** Exercise requirements **
Copy the material that follows word for word and omit its pictures.

** Given information **
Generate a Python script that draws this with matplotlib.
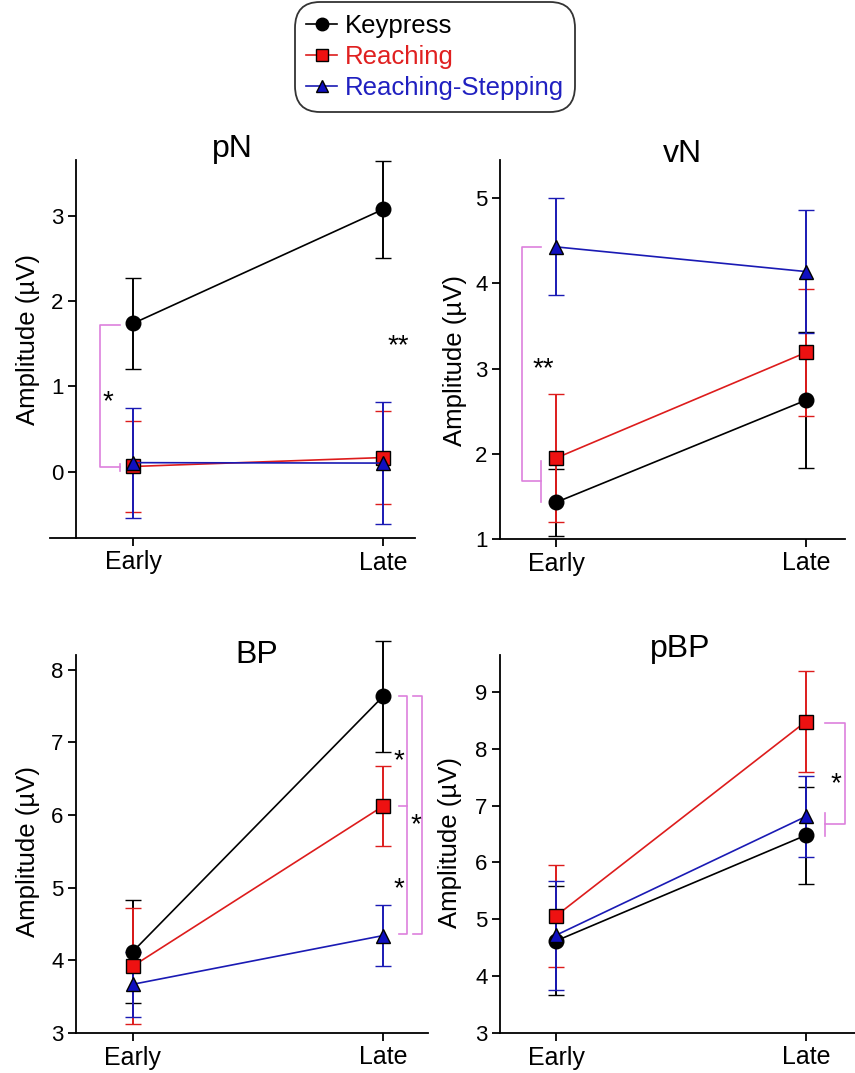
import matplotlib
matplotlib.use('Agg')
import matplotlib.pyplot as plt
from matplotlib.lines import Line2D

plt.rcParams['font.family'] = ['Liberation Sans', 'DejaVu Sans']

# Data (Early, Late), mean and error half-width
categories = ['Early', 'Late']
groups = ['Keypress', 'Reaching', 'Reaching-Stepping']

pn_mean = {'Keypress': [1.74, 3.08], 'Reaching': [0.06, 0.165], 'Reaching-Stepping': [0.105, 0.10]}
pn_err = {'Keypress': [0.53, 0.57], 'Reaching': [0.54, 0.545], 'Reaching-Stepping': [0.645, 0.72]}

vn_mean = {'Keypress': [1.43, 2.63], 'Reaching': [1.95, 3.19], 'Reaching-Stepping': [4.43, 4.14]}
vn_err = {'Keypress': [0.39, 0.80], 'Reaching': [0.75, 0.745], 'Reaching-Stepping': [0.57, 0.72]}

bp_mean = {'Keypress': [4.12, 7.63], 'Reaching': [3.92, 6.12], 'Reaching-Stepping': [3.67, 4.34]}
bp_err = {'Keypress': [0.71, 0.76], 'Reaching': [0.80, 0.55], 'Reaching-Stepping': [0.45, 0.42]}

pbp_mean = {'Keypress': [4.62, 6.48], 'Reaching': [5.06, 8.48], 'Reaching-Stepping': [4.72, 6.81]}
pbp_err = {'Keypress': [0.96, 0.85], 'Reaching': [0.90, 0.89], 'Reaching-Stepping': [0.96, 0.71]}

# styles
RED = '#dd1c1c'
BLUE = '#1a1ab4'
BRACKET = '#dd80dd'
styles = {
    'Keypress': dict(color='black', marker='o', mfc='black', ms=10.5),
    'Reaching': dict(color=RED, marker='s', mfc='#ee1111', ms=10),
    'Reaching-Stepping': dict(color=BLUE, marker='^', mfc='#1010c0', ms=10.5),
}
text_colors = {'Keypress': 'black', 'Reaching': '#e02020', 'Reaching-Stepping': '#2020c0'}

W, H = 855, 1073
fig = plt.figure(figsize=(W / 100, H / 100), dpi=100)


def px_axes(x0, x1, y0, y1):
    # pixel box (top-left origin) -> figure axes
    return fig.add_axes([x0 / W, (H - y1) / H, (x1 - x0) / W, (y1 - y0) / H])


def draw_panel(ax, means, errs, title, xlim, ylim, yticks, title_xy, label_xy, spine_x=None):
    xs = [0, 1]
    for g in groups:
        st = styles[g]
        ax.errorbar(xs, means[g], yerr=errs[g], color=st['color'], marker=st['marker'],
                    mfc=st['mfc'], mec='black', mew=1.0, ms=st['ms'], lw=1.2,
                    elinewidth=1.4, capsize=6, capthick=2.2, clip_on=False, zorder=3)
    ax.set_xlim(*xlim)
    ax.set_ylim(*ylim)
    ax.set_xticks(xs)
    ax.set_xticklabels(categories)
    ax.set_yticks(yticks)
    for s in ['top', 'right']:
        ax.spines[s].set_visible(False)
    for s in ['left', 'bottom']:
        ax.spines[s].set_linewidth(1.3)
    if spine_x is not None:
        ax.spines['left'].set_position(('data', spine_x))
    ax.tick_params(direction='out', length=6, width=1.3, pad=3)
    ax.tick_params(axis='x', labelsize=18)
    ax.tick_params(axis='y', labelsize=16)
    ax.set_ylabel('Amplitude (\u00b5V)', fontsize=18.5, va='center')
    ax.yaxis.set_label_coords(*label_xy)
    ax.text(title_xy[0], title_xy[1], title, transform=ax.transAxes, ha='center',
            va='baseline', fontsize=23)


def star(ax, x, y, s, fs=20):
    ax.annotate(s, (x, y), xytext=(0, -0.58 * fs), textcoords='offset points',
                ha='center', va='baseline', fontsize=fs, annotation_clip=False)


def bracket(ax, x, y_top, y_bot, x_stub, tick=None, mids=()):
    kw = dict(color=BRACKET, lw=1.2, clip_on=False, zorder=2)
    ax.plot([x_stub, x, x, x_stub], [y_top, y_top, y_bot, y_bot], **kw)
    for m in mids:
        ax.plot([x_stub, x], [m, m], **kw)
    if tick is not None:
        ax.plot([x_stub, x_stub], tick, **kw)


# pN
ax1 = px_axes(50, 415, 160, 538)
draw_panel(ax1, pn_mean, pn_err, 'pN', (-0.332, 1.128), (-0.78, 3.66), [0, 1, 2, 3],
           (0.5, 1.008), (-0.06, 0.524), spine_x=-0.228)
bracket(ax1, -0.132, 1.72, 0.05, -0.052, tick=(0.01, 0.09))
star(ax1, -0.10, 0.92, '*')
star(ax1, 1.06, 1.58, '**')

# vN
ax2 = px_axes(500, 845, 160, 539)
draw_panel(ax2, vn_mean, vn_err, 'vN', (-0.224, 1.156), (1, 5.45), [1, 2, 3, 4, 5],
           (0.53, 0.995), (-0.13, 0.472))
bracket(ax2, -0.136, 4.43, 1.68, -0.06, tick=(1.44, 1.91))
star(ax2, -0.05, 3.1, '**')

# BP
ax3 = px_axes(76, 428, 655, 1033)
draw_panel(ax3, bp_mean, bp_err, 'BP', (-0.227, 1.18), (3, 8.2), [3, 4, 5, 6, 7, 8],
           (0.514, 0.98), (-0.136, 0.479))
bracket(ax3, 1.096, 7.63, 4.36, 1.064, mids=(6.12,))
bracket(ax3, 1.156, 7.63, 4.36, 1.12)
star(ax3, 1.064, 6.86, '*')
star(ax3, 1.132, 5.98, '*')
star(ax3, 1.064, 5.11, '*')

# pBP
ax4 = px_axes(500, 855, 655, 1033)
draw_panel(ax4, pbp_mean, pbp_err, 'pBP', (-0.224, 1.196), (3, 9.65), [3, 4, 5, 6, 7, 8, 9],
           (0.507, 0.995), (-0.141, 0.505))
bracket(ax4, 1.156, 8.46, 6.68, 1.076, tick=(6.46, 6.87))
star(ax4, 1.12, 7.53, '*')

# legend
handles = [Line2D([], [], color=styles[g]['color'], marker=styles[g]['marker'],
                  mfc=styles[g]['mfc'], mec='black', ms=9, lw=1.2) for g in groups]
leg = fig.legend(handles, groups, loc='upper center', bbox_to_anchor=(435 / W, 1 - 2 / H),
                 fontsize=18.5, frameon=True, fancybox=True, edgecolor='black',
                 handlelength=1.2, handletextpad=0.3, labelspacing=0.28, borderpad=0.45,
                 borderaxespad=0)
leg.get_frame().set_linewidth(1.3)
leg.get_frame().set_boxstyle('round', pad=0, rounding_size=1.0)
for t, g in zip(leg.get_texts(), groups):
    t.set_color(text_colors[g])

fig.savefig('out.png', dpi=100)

** Completed exercise **
Generate a Python script that draws this with matplotlib.
import matplotlib
matplotlib.use('Agg')
import matplotlib.pyplot as plt
from matplotlib.lines import Line2D

plt.rcParams['font.family'] = ['Liberation Sans', 'DejaVu Sans']

# Data (Early, Late), mean and error half-width
categories = ['Early', 'Late']
groups = ['Keypress', 'Reaching', 'Reaching-Stepping']

pn_mean = {'Keypress': [1.74, 3.08], 'Reaching': [0.06, 0.165], 'Reaching-Stepping': [0.105, 0.10]}
pn_err = {'Keypress': [0.53, 0.57], 'Reaching': [0.54, 0.545], 'Reaching-Stepping': [0.645, 0.72]}

vn_mean = {'Keypress': [1.43, 2.63], 'Reaching': [1.95, 3.19], 'Reaching-Stepping': [4.43, 4.14]}
vn_err = {'Keypress': [0.39, 0.80], 'Reaching': [0.75, 0.745], 'Reaching-Stepping': [0.57, 0.72]}

bp_mean = {'Keypress': [4.12, 7.63], 'Reaching': [3.92, 6.12], 'Reaching-Stepping': [3.67, 4.34]}
bp_err = {'Keypress': [0.71, 0.76], 'Reaching': [0.80, 0.55], 'Reaching-Stepping': [0.45, 0.42]}

pbp_mean = {'Keypress': [4.62, 6.48], 'Reaching': [5.06, 8.48], 'Reaching-Stepping': [4.72, 6.81]}
pbp_err = {'Keypress': [0.96, 0.85], 'Reaching': [0.90, 0.89], 'Reaching-Stepping': [0.96, 0.71]}

# styles
RED = '#dd1c1c'
BLUE = '#1a1ab4'
BRACKET = '#dd80dd'
styles = {
    'Keypress': dict(color='black', marker='o', mfc='black', ms=10.5),
    'Reaching': dict(color=RED, marker='s', mfc='#ee1111', ms=10),
    'Reaching-Stepping': dict(color=BLUE, marker='^', mfc='#1010c0', ms=10.5),
}
text_colors = {'Keypress': 'black', 'Reaching': '#e02020', 'Reaching-Stepping': '#2020c0'}

W, H = 855, 1073
fig = plt.figure(figsize=(W / 100, H / 100), dpi=100)


def px_axes(x0, x1, y0, y1):
    # pixel box (top-left origin) -> figure axes
    return fig.add_axes([x0 / W, (H - y1) / H, (x1 - x0) / W, (y1 - y0) / H])


def draw_panel(ax, means, errs, title, xlim, ylim, yticks, title_xy, label_xy, spine_x=None):
    xs = [0, 1]
    for g in groups:
        st = styles[g]
        ax.errorbar(xs, means[g], yerr=errs[g], color=st['color'], marker=st['marker'],
                    mfc=st['mfc'], mec='black', mew=1.0, ms=st['ms'], lw=1.2,
                    elinewidth=1.4, capsize=6, capthick=2.2, clip_on=False, zorder=3)
    ax.set_xlim(*xlim)
    ax.set_ylim(*ylim)
    ax.set_xticks(xs)
    ax.set_xticklabels(categories)
    ax.set_yticks(yticks)
    for s in ['top', 'right']:
        ax.spines[s].set_visible(False)
    for s in ['left', 'bottom']:
        ax.spines[s].set_linewidth(1.3)
    if spine_x is not None:
        ax.spines['left'].set_position(('data', spine_x))
    ax.tick_params(direction='out', length=6, width=1.3, pad=3)
    ax.tick_params(axis='x', labelsize=18)
    ax.tick_params(axis='y', labelsize=16)
    ax.set_ylabel('Amplitude (\u00b5V)', fontsize=18.5, va='center')
    ax.yaxis.set_label_coords(*label_xy)
    ax.text(title_xy[0], title_xy[1], title, transform=ax.transAxes, ha='center',
            va='baseline', fontsize=23)


def star(ax, x, y, s, fs=20):
    ax.annotate(s, (x, y), xytext=(0, -0.58 * fs), textcoords='offset points',
                ha='center', va='baseline', fontsize=fs, annotation_clip=False)


def bracket(ax, x, y_top, y_bot, x_stub, tick=None, mids=()):
    kw = dict(color=BRACKET, lw=1.2, clip_on=False, zorder=2)
    ax.plot([x_stub, x, x, x_stub], [y_top, y_top, y_bot, y_bot], **kw)
    for m in mids:
        ax.plot([x_stub, x], [m, m], **kw)
    if tick is not None:
        ax.plot([x_stub, x_stub], tick, **kw)


# pN
ax1 = px_axes(50, 415, 160, 538)
draw_panel(ax1, pn_mean, pn_err, 'pN', (-0.332, 1.128), (-0.78, 3.66), [0, 1, 2, 3],
           (0.5, 1.008), (-0.06, 0.524), spine_x=-0.228)
bracket(ax1, -0.132, 1.72, 0.05, -0.052, tick=(0.01, 0.09))
star(ax1, -0.10, 0.92, '*')
star(ax1, 1.06, 1.58, '**')

# vN
ax2 = px_axes(500, 845, 160, 539)
draw_panel(ax2, vn_mean, vn_err, 'vN', (-0.224, 1.156), (1, 5.45), [1, 2, 3, 4, 5],
           (0.53, 0.995), (-0.13, 0.472))
bracket(ax2, -0.136, 4.43, 1.68, -0.06, tick=(1.44, 1.91))
star(ax2, -0.05, 3.1, '**')

# BP
ax3 = px_axes(76, 428, 655, 1033)
draw_panel(ax3, bp_mean, bp_err, 'BP', (-0.227, 1.18), (3, 8.2), [3, 4, 5, 6, 7, 8],
           (0.514, 0.98), (-0.136, 0.479))
bracket(ax3, 1.096, 7.63, 4.36, 1.064, mids=(6.12,))
bracket(ax3, 1.156, 7.63, 4.36, 1.12)
star(ax3, 1.064, 6.86, '*')
star(ax3, 1.132, 5.98, '*')
star(ax3, 1.064, 5.11, '*')

# pBP
ax4 = px_axes(500, 855, 655, 1033)
draw_panel(ax4, pbp_mean, pbp_err, 'pBP', (-0.224, 1.196), (3, 9.65), [3, 4, 5, 6, 7, 8, 9],
           (0.507, 0.995), (-0.141, 0.505))
bracket(ax4, 1.156, 8.46, 6.68, 1.076, tick=(6.46, 6.87))
star(ax4, 1.12, 7.53, '*')

# legend
handles = [Line2D([], [], color=styles[g]['color'], marker=styles[g]['marker'],
                  mfc=styles[g]['mfc'], mec='black', ms=9, lw=1.2) for g in groups]
leg = fig.legend(handles, groups, loc='upper center', bbox_to_anchor=(435 / W, 1 - 2 / H),
                 fontsize=18.5, frameon=True, fancybox=True, edgecolor='black',
                 handlelength=1.2, handletextpad=0.3, labelspacing=0.28, borderpad=0.45,
                 borderaxespad=0)
leg.get_frame().set_linewidth(1.3)
leg.get_frame().set_boxstyle('round', pad=0, rounding_size=1.0)
for t, g in zip(leg.get_texts(), groups):
    t.set_color(text_colors[g])

fig.savefig('out.png', dpi=100)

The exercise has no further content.